Sitting is the New Smoking

Sitting smoking

It seems like a lifetime ago now, but in February of 2020 I gave a talk at a business lunch about the dangers of sitting which I believe is the 2nd biggest elephant in the room in society when it comes to public health.

I assumed this is common knowledge. This can be a challenge for a personal trainer, something you find common sense and obvious isn’t so common and obvious.

The feedback I received after that talk astounded me. The talk was a little alarmist, but sometimes that’s what we need to get moving (pun intended). So, I’m not going to apologize if this comes across as alarmist, because it might just save your life. Sounds hyperbolic yeah? Keep reading.

I didn’t come up with the term sitting is the new smoking. That was said by Researcher Dr Levine of the Mayo clinic after he cited a study that combined the results of 18 other studies and almost 800k participants.

What was the results?

  • 112% increased risk of diabetes.
  • 147% increased risk of cardiovascular events like heart attack and stroke.
  • 90% increased risk of death from cardiovascular events.
  • 49% increased risk of death from any cause.

This is from sitting an average of 8 hours/day or more.

If you’re a desk jockey, this is you.

The same research shows you still have an increased risk even if you get the recommended 150min of active exercise each week.

Picture it, you are a middle-aged person, who exercises regularly, eats well, health conscious but you sit an average of 8 hours a day. You are at a similar risk of a shortened life as a smoker.

To add to that, if you sit 8 hours or more a day, no matter how much you exercise, you are defined as sedentary.

Prolonged sitting also has a profound effect on your metabolism (weight), posture (back, shoulder, neck pain) and depression.

I had never experienced back pain. But during our lockdown, even though I maintained a solid exercise regime and daily steps, I experienced it for the first time. I didn’t enjoy it.

Admittedly, not all research is linear, but evidence looks like the dose response risks heightened from 7 hours onwards. The body of literature compared to smoking is tiny.

Think of sitting like sunshine. You need it (vitamin D), but you stand in the sun 8 hours a day for years on end, your risk of skin cancer is exponential.

Arguments proving sitting being the new smoking I believe is still a work in progress. In the meantime, we should not dismiss the public health impact still being caused by the century-long epidemic of cigarette smoking. It’s taken 50 years of research for (most) people to get the memo that smoking isn’t good. Hopefully the effects of sitting research won’t take that long. But we are essentially the first generation that will spend most of our lives sitting. It will be a case of too little too late for most of us I feel.

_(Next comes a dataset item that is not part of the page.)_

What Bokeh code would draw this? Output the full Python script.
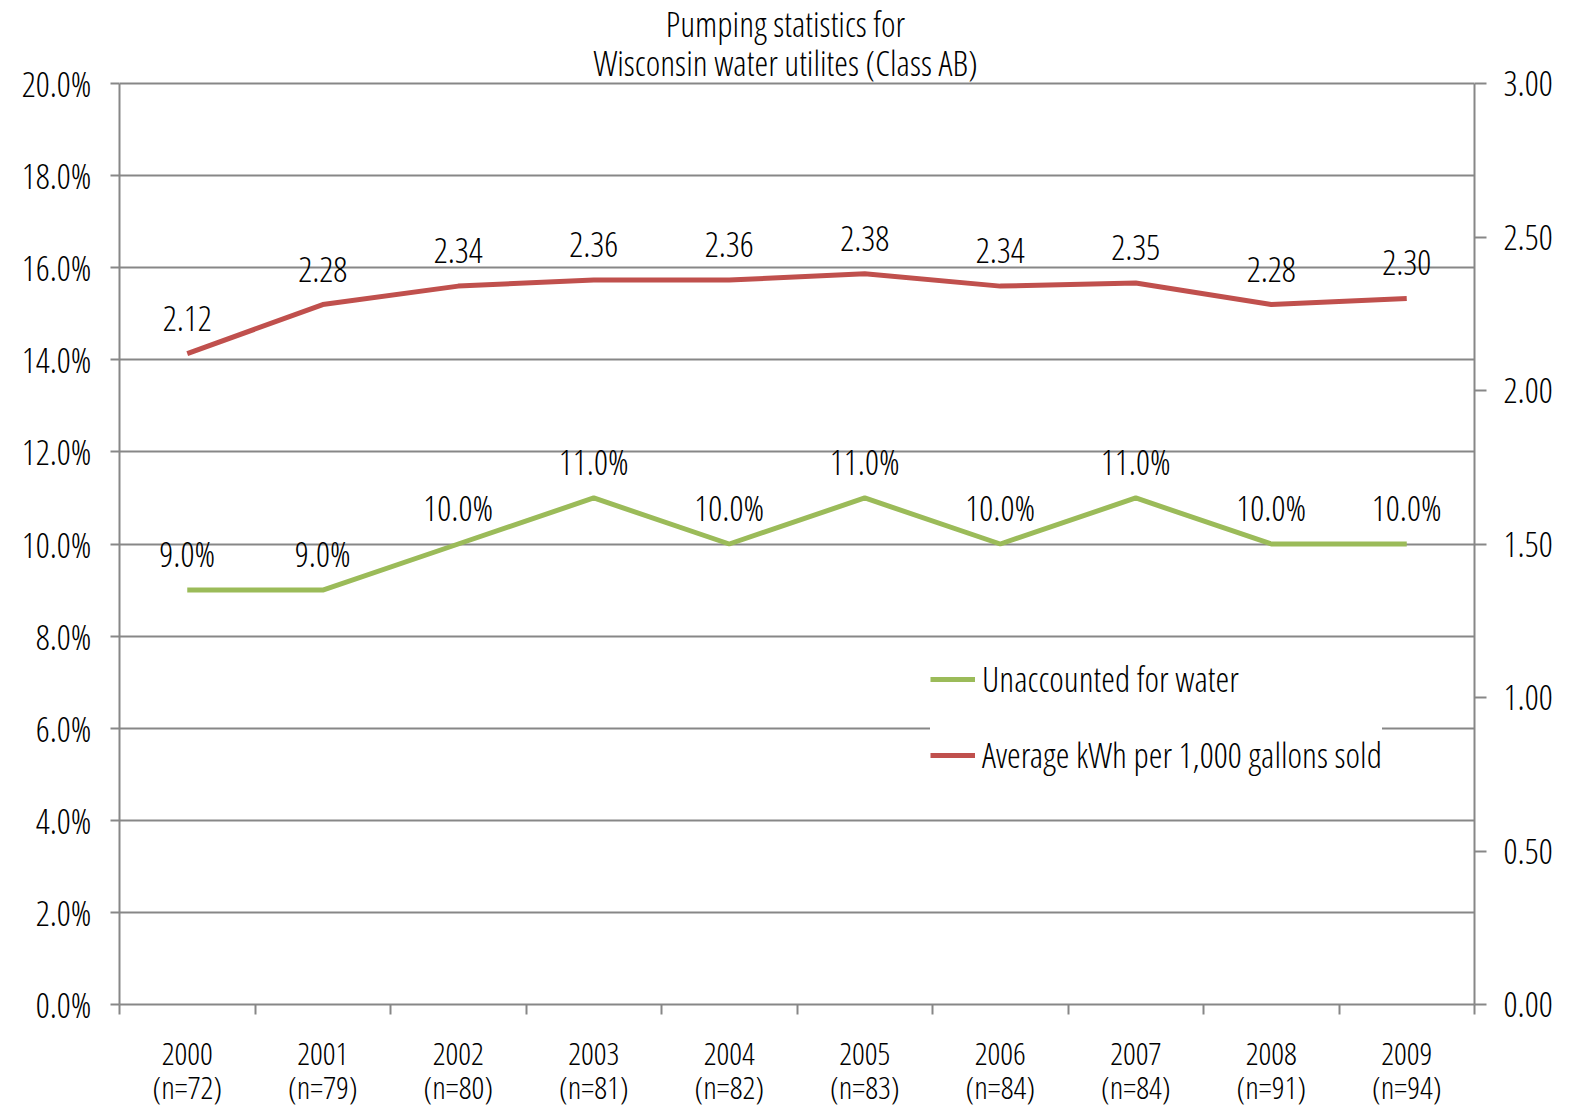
from bokeh.plotting import figure
from bokeh.models import (ColumnDataSource, LinearAxis, Range1d, FixedTicker, PrintfTickFormatter,
                          LabelSet, Label, Legend, LegendItem)
from bokeh.core.properties import value
from bokeh.embed import file_html
from bokeh.resources import INLINE

years = ["2000", "2001", "2002", "2003", "2004", "2005", "2006", "2007", "2008", "2009"]
counts = [72, 79, 80, 81, 82, 83, 84, 84, 91, 94]
unaccounted = [9.0, 9.0, 10.0, 11.0, 10.0, 11.0, 10.0, 11.0, 10.0, 10.0]  # percent
kwh = [2.12, 2.28, 2.34, 2.36, 2.36, 2.38, 2.34, 2.35, 2.28, 2.30]
title_lines = ["Pumping statistics for", "Wisconsin water utilites (Class AB)"]
left_ticks = [0, 2, 4, 6, 8, 10, 12, 14, 16, 18, 20]
right_ticks = [0, 0.5, 1.0, 1.5, 2.0, 2.5, 3.0]

FONT = "Open Sans Condensed Light"
FS = "35px"
FS_X = "32px"
GRAY = "#878787"
GREEN = "#9BBB59"
RED = "#C0504D"
TXT = "#000000"

# layout geometry (pixels): the frame reaches the top of the canvas so that the
# title can sit inside it; the axes are bounded to their value ranges.
W, H = 1570, 1110
F_LEFT, F_RIGHT, F_BOTTOM = 119, 1474, 1004
AX_TOP = 83
scale_up = F_BOTTOM / (F_BOTTOM - AX_TOP)

xs = [i + 0.5 for i in range(len(years))]
src = ColumnDataSource(dict(
    x=xs, u=unaccounted, k=kwh,
    ulab=[f"{v:.1f}%" for v in unaccounted],
    klab=[f"{v:.2f}" for v in kwh],
))

p = figure(width=W, height=H, output_backend="svg", toolbar_location=None,
           x_range=Range1d(0, len(years)),
           y_range=Range1d(0, left_ticks[-1] * scale_up),
           min_border_left=F_LEFT, min_border_right=W - F_RIGHT, min_border_top=0,
           min_border_bottom=H - F_BOTTOM,
           x_axis_location=None, y_axis_location=None)
p.outline_line_color = None
p.background_fill_color = "white"
p.border_fill_color = "white"
p.extra_y_ranges = {"kwh": Range1d(0, right_ticks[-1] * scale_up)}

# left axis
yl = LinearAxis(ticker=FixedTicker(ticks=left_ticks, minor_ticks=[]),
                formatter=PrintfTickFormatter(format="%.1f%%"),
                bounds=(left_ticks[0], left_ticks[-1]))
yl.axis_line_color = GRAY
yl.axis_line_width = 2
yl.major_tick_line_color = GRAY
yl.major_tick_line_width = 2
yl.major_tick_out = 9
yl.major_tick_in = 0
yl.major_label_standoff = 19
yl.major_label_text_font = FONT
yl.major_label_text_font_size = FS
yl.major_label_text_color = TXT
p.add_layout(yl, "left")

# right axis
yr = LinearAxis(y_range_name="kwh",
                ticker=FixedTicker(ticks=right_ticks, minor_ticks=[]),
                formatter=PrintfTickFormatter(format="%.2f"),
                bounds=(right_ticks[0], right_ticks[-1]))
yr.axis_line_color = GRAY
yr.axis_line_width = 2
yr.major_tick_line_color = GRAY
yr.major_tick_line_width = 2
yr.major_tick_out = 12
yr.major_tick_in = 0
yr.major_label_standoff = 17
yr.major_label_text_font = FONT
yr.major_label_text_font_size = FS
yr.major_label_text_color = TXT
p.add_layout(yr, "right")

# bottom axis: labels at category centres, tick marks at category boundaries
xb = LinearAxis(ticker=FixedTicker(ticks=xs, minor_ticks=list(range(0, len(years) + 1))))
xb.major_label_overrides = {x: f"{y}\n(n={n})" for x, y, n in zip(xs, years, counts)}
xb.axis_line_color = GRAY
xb.axis_line_width = 2
xb.major_tick_line_color = None
xb.major_tick_out = 0
xb.major_tick_in = 0
xb.minor_tick_line_color = GRAY
xb.minor_tick_line_width = 2
xb.minor_tick_out = 10
xb.minor_tick_in = 0
xb.major_label_standoff = 16
xb.major_label_text_font = FONT
xb.major_label_text_font_size = FS_X
xb.major_label_text_line_height = 0.8
xb.major_label_text_color = TXT
p.add_layout(xb, "below")

p.ygrid.grid_line_color = GRAY
p.ygrid.grid_line_width = 2
p.ygrid.ticker = FixedTicker(ticks=left_ticks)
p.xgrid.grid_line_color = None

r_u = p.line("x", "u", source=src, line_color=GREEN, line_width=5)
r_k = p.line("x", "k", source=src, line_color=RED, line_width=5, y_range_name="kwh")

p.add_layout(LabelSet(x="x", y="u", text="ulab", source=src, text_align="center",
                      text_baseline="alphabetic", y_offset=23, text_font=value(FONT),
                      text_font_size=value(FS), text_color=TXT))
p.add_layout(LabelSet(x="x", y="k", text="klab", source=src, y_range_name="kwh",
                      text_align="center", text_baseline="alphabetic", y_offset=23,
                      text_font=value(FONT), text_font_size=value(FS), text_color=TXT))

legend = Legend(items=[LegendItem(label="Unaccounted for water", renderers=[r_u]),
                       LegendItem(label="Average kWh per 1,000 gallons sold", renderers=[r_k])],
                location=(811, 226), orientation="vertical")
legend.background_fill_color = "white"
legend.background_fill_alpha = 1.0
legend.border_line_color = None
legend.padding = 10
legend.margin = 0
legend.spacing = 29
legend.label_height = 36
legend.glyph_height = 36
legend.glyph_width = 45
legend.label_standoff = 7
legend.label_text_font = FONT
legend.label_text_font_size = FS
legend.label_text_color = TXT
p.add_layout(legend, "center")

# two-line title, centred on the whole image (screen units from the frame's bottom-left)
for t, base in zip(title_lines, [23, 62]):
    p.add_layout(Label(x=W / 2 - F_LEFT, y=F_BOTTOM - base, x_units="screen", y_units="screen",
                       text=t, text_align="center", text_baseline="alphabetic",
                       text_font=FONT, text_font_size=FS, text_color=TXT))

open("out.html", "w").write(file_html(p, INLINE))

And although sitting may still not equate to smoking, we should also not underestimate the potential threat of it reaching the ranks to becoming the new smoking. Like smoking, too much sitting can be avoided and there is substantial evidence on the health benefits of following the currently recommended medical intervention.

And like any bad habit, a resolution can be successfully achieved if it is not constantly overturned by the biggest elephant in the room when it comes to health…..inaction.